On May 11, 2026, Forbrugertilsynet issued warnings to 15 renovation firms in Sjælland. These companies had accepted prepayments without proper Byg Garant coverage. The crackdown is welcome but overdue. It addresses a 2026 surge in vanishing contractor cases, driven partly by an 8 percent construction inflation rate and a 15 percent vacancy rate among artisans.
The Real World Costs
For expats navigating Danish home ownership, this is a minefield. You may not fully grasp the contractor culture here, where handshake deals and trust still carry weight in some circles. But the market has changed. The old word of mouth networks that worked in rural Jylland do not protect you in bustling Sjælland, where 60 percent of complaints originate.
The average financial loss in these disputes is 60,000 kroner. Beyond money, there is emotional toll. Families deal with unfinished homes, legal battles that drag six to twelve months, and mounting debt. I have spoken with people who felt personally violated, not just financially scammed.

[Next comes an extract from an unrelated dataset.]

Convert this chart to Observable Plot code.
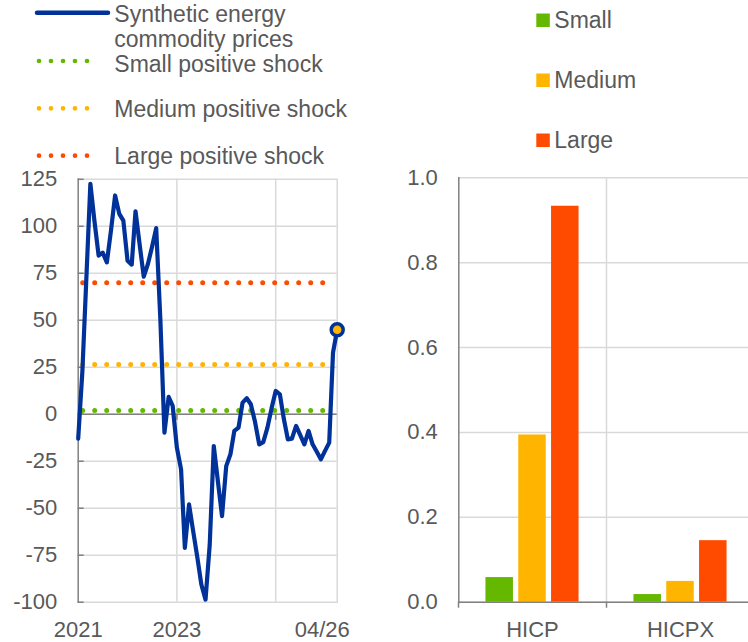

What Protection Exists Now
Danish consumer law requires written contracts under Forbrugeraftaleloven. The AB18 standard contract recommends capping prepayments at 20 percent. But enforcement is complaint driven, not proactive. You have to fight for your rights after damage is done. Retten for Consumer offers free mediation, but resolution is slow.
Contractors argue that prepayments are essential for buying materials upfront, especially with costs up 25 percent since 2024. Entreprenørforeningen insists that banning prepayments would kill small businesses. There is truth to the cash flow challenge. But that cannot justify leaving consumers unprotected when contractors vanish or fail to deliver.
Looking Ahead
Denmark may finally adopt Swedish style protections in 2027, according to policy analysts. That would cut losses significantly. Until then, Forbrugerrådet Tænk advises verifying the Byg Garant seal, capping prepayments at 15 percent, and checking contractor ratings above 3.5 on FirmaCheck before signing anything.
Kenneth and Naja are still fighting for their money. Their case remains unresolved as of this writing. They represent thousands of Danes and expats caught in a system that prioritizes contractor convenience over consumer security. Denmark built a reputation on trust and fairness. The bathroom renovation crisis is testing whether that reputation still holds.